Rows from a dataset of charts and code
** start **

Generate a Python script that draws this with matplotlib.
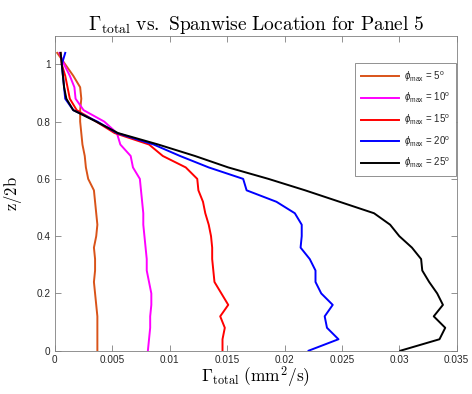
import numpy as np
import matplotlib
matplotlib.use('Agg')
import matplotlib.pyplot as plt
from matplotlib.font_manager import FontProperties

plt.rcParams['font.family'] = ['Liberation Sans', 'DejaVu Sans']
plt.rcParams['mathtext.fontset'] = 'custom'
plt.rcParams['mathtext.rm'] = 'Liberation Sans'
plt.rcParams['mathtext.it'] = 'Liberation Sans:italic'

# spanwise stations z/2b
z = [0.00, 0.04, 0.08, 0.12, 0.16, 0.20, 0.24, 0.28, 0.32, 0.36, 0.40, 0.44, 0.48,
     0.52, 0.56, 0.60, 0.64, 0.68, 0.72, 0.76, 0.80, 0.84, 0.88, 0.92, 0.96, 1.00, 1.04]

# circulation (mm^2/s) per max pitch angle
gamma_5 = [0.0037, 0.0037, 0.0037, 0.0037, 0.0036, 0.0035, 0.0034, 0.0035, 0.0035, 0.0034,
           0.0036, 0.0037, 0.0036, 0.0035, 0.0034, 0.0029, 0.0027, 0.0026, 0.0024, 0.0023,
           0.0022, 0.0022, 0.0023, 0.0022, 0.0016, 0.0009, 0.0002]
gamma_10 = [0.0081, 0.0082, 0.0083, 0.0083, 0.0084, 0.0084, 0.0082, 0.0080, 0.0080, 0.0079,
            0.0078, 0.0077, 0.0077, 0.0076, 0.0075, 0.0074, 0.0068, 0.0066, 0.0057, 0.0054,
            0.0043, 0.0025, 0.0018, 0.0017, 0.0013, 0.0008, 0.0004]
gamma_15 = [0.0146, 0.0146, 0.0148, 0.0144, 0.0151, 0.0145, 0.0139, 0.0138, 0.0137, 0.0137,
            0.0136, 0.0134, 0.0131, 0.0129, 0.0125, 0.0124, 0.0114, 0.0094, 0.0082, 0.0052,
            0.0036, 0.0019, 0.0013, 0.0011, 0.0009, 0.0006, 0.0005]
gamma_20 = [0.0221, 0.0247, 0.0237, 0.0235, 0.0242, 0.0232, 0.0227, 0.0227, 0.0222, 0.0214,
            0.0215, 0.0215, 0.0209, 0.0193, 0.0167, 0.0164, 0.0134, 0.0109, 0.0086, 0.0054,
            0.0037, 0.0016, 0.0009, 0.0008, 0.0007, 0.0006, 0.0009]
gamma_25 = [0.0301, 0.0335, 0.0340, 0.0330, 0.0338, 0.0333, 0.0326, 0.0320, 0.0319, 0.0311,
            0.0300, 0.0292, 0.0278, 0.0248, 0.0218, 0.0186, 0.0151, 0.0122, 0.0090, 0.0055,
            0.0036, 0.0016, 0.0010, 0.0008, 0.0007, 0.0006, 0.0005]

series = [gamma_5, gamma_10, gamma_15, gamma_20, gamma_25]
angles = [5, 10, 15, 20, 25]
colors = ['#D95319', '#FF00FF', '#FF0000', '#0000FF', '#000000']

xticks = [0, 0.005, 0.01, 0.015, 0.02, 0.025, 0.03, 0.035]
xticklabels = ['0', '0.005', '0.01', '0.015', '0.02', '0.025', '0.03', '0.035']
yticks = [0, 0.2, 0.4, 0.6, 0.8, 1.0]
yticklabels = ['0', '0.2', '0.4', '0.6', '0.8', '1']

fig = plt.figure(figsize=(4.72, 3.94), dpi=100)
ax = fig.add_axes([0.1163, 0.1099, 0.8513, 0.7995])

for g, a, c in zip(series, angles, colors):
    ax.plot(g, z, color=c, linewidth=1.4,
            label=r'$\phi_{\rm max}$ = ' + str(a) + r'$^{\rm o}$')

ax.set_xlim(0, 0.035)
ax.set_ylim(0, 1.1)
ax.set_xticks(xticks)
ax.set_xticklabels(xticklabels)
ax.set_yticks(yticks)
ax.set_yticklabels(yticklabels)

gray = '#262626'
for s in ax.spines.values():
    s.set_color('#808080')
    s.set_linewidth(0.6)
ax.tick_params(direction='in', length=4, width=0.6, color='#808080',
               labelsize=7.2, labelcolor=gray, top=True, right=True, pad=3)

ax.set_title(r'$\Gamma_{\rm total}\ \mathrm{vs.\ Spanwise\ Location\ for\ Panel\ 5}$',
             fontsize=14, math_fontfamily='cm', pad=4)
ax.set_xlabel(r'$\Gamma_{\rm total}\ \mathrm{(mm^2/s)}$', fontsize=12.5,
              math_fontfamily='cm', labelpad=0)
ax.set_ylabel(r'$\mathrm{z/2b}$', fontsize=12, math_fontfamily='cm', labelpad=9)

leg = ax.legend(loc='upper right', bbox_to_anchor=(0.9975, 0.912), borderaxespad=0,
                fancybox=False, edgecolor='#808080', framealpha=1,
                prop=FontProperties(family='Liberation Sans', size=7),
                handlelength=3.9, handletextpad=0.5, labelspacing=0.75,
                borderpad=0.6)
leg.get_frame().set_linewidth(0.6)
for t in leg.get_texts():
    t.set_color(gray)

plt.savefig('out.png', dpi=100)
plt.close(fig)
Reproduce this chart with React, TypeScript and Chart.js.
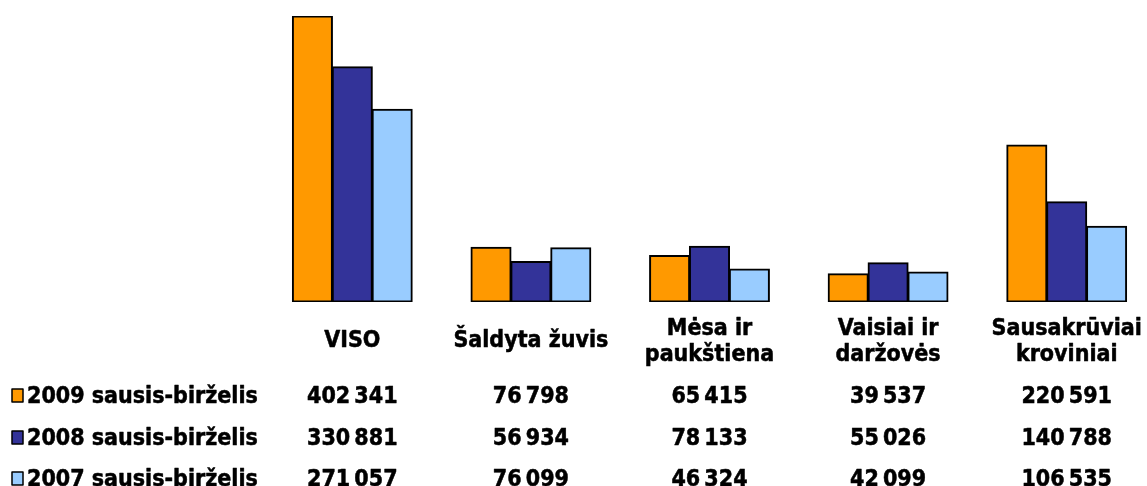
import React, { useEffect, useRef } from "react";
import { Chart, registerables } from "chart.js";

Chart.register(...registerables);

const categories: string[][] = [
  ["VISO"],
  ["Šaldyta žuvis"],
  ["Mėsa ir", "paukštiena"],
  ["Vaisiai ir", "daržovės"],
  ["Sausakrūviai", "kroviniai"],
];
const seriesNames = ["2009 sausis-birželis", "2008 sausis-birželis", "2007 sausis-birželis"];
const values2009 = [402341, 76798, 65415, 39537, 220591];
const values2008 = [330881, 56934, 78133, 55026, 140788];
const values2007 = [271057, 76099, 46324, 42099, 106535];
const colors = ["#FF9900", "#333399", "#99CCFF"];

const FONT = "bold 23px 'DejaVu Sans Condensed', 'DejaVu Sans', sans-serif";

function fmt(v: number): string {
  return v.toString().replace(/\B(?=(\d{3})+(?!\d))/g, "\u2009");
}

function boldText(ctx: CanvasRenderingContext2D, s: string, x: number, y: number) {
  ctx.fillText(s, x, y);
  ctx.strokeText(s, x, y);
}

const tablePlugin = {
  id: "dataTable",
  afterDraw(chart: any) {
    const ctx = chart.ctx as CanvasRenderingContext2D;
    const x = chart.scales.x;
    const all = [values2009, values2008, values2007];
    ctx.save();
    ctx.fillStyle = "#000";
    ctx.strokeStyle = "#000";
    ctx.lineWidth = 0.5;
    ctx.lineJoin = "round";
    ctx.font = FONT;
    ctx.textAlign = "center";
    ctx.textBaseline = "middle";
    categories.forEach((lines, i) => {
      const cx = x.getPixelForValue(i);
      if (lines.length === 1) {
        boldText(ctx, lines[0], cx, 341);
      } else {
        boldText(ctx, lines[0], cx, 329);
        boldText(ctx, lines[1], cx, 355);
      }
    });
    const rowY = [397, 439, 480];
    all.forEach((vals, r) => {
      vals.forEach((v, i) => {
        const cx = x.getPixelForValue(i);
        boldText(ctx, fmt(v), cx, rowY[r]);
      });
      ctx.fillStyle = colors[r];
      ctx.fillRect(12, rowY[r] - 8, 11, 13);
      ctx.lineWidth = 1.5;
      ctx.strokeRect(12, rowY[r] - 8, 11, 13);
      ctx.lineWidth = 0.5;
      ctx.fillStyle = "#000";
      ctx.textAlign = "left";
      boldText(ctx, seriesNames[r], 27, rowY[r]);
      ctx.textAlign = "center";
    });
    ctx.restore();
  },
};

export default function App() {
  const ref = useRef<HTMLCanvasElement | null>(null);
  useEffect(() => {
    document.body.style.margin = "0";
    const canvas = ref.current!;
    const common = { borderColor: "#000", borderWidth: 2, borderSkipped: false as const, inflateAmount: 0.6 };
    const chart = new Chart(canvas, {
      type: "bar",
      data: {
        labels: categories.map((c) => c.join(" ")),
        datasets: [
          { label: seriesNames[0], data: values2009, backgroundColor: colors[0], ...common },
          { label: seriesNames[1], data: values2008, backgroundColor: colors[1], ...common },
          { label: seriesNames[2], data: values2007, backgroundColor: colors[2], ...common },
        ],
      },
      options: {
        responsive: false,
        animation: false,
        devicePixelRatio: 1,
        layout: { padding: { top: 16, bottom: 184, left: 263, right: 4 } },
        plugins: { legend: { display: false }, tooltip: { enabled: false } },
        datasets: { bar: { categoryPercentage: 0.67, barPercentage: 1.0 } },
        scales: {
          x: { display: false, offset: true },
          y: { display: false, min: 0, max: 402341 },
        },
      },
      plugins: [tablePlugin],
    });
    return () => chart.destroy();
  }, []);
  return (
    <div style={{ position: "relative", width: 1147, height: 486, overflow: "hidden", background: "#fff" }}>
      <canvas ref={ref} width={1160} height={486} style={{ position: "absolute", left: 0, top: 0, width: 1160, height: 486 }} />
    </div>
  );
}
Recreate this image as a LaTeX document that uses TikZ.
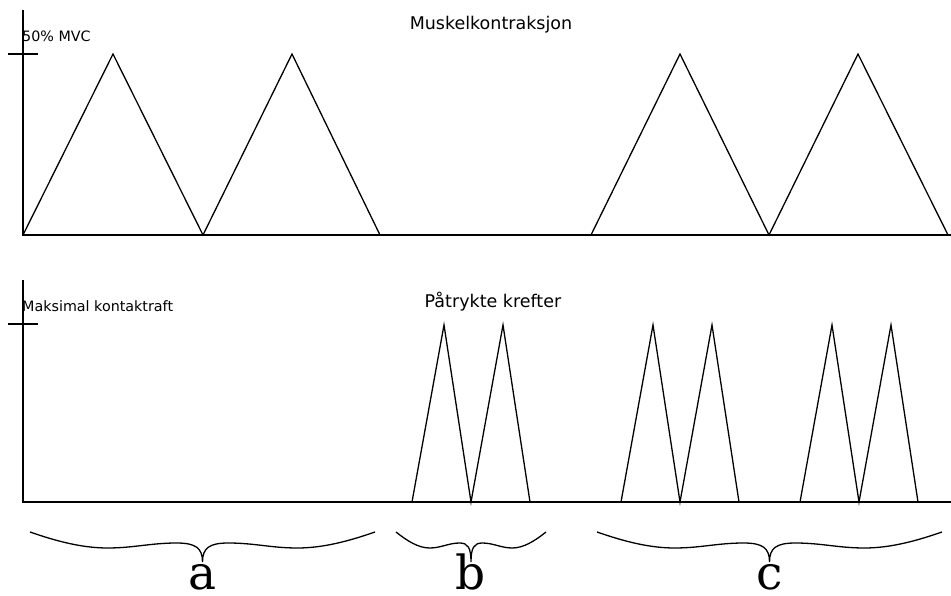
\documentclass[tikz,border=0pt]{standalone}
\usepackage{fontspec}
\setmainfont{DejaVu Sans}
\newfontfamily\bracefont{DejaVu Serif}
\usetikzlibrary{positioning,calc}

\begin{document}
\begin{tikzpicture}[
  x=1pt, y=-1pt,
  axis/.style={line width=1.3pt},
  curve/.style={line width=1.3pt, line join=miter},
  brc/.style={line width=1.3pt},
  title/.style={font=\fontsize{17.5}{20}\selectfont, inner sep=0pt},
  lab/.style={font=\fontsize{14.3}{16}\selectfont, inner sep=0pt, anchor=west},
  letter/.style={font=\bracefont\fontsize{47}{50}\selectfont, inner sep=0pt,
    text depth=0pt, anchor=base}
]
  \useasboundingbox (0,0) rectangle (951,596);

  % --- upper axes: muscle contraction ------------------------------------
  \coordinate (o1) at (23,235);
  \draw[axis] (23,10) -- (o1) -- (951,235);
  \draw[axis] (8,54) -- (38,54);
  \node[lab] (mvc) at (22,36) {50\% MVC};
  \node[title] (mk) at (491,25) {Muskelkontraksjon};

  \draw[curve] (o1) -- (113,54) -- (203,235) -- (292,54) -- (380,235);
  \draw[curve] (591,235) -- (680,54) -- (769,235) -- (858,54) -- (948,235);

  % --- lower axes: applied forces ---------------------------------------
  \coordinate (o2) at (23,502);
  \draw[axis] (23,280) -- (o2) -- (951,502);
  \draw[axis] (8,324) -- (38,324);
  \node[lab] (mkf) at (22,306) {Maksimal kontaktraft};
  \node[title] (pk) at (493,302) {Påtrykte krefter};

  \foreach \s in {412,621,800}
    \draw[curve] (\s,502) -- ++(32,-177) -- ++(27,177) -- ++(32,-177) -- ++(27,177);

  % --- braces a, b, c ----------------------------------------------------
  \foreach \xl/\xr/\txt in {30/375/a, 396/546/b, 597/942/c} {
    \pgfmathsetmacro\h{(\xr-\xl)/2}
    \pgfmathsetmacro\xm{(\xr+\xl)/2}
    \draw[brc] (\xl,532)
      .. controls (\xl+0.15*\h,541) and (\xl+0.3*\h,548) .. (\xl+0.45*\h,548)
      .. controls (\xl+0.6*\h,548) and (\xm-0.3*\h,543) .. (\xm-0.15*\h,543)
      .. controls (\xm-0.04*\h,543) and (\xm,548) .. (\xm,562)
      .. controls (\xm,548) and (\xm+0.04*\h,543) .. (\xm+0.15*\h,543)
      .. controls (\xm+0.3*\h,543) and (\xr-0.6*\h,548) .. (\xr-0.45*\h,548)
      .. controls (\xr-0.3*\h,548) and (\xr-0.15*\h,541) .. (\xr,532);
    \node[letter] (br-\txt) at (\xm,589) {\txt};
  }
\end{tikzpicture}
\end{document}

** end **

DIRECTIONS FOR THIS TASK | Both the line with "Recreate this image" and the line with "-- ++(32,-177) -- ++(27,177);" belong in the copy, along with every line between them; set them down exactly and skip the pictures.

TASK ANSWER |
Recreate this image as a LaTeX document that uses TikZ.
\documentclass[tikz,border=0pt]{standalone}
\usepackage{fontspec}
\setmainfont{DejaVu Sans}
\newfontfamily\bracefont{DejaVu Serif}
\usetikzlibrary{positioning,calc}

\begin{document}
\begin{tikzpicture}[
  x=1pt, y=-1pt,
  axis/.style={line width=1.3pt},
  curve/.style={line width=1.3pt, line join=miter},
  brc/.style={line width=1.3pt},
  title/.style={font=\fontsize{17.5}{20}\selectfont, inner sep=0pt},
  lab/.style={font=\fontsize{14.3}{16}\selectfont, inner sep=0pt, anchor=west},
  letter/.style={font=\bracefont\fontsize{47}{50}\selectfont, inner sep=0pt,
    text depth=0pt, anchor=base}
]
  \useasboundingbox (0,0) rectangle (951,596);

  % --- upper axes: muscle contraction ------------------------------------
  \coordinate (o1) at (23,235);
  \draw[axis] (23,10) -- (o1) -- (951,235);
  \draw[axis] (8,54) -- (38,54);
  \node[lab] (mvc) at (22,36) {50\% MVC};
  \node[title] (mk) at (491,25) {Muskelkontraksjon};

  \draw[curve] (o1) -- (113,54) -- (203,235) -- (292,54) -- (380,235);
  \draw[curve] (591,235) -- (680,54) -- (769,235) -- (858,54) -- (948,235);

  % --- lower axes: applied forces ---------------------------------------
  \coordinate (o2) at (23,502);
  \draw[axis] (23,280) -- (o2) -- (951,502);
  \draw[axis] (8,324) -- (38,324);
  \node[lab] (mkf) at (22,306) {Maksimal kontaktraft};
  \node[title] (pk) at (493,302) {Påtrykte krefter};

  \foreach \s in {412,621,800}
    \draw[curve] (\s,502) -- ++(32,-177) -- ++(27,177) -- ++(32,-177) -- ++(27,177);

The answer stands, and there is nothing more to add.